The project was the brainchild of former Loyola President Michael Garanzini, S.J., who has since relocated to spend most of his time in Rome, working on international Jesuit tertiary education at the highest levels of the curia. (In full disclosure: readily admitting my bias, I find him to be a visionary tour de force and always go out of my way to try to get together with him for a long Italian meal when I visit Rome.) It was he who insisted the college be named for legendary social justice advocate Pedro Arrupe, S.J., whose cause for canonization is expected to be formally opened in February.

Because most of the funding for the students comes from donations and various creative private sources, and students are encouraged to work at least part-time while enrolled, most graduate without owing insurmountable amounts of money. Such a structure provides important paths toward greater social integration in particular for undocumented students, on whose behalf I work on a number of university-wide committees. The model is being replicated at other Catholic colleges across the country, and there have been inquiries from other types of private and public colleges as to which elements could work in their contexts.

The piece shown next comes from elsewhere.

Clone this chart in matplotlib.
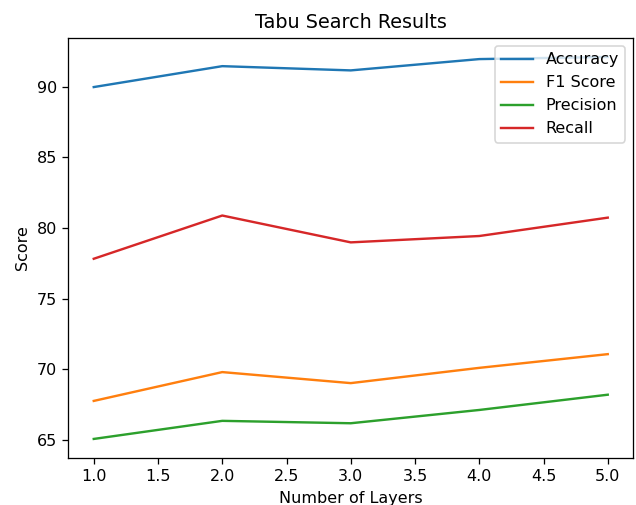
import matplotlib
matplotlib.use("Agg")
import matplotlib.pyplot as plt

layers = [1, 2, 3, 4, 5]
accuracy = [89.97, 91.45, 91.15, 91.95, 92.1]
f1_score = [67.76, 69.8, 69.02, 70.1, 71.07]
precision = [65.07, 66.35, 66.18, 67.12, 68.2]
recall = [77.82, 80.88, 78.98, 79.43, 80.73]

DPI = 115
fig, ax = plt.subplots(figsize=(636 / DPI, 505 / DPI), dpi=DPI)
fig.subplots_adjust(left=0.107, right=0.996, top=0.925, bottom=0.093)

ax.plot(layers, accuracy, label="Accuracy")
ax.plot(layers, f1_score, label="F1 Score")
ax.plot(layers, precision, label="Precision")
ax.plot(layers, recall, label="Recall")

ax.set_title("Tabu Search Results")
ax.set_xlabel("Number of Layers")
ax.set_ylabel("Score")
ax.legend(loc="upper right")

fig.savefig("out.png", dpi=DPI)
plt.close(fig)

When I chose to study theology as a professional career — or perhaps more accurately when the discipline chose me (cf. Jn 15:16) — I knew that my vocation was not one to be driven primarily by finances, though I am profoundly blessed to be in the situation where I find myself today. I adamantly believe that Loyola is a unique and inspiring place to work, where care for the entire person (cura personalis) and commitment to the weakest in our community are at least as important to the university administration as is the bottom line, without discounting the need for sound fiscal management and realistic university planning. It is not perfect, as recent conflicts surround unionization and adjunct salaries make clear. But like so much of Catholic education at its best, it does seek to transform lives and produce “men and women for others.”

Originally from Collingswood, Michael M. Canaris, Ph.D., teaches at Loyola University, Chicago.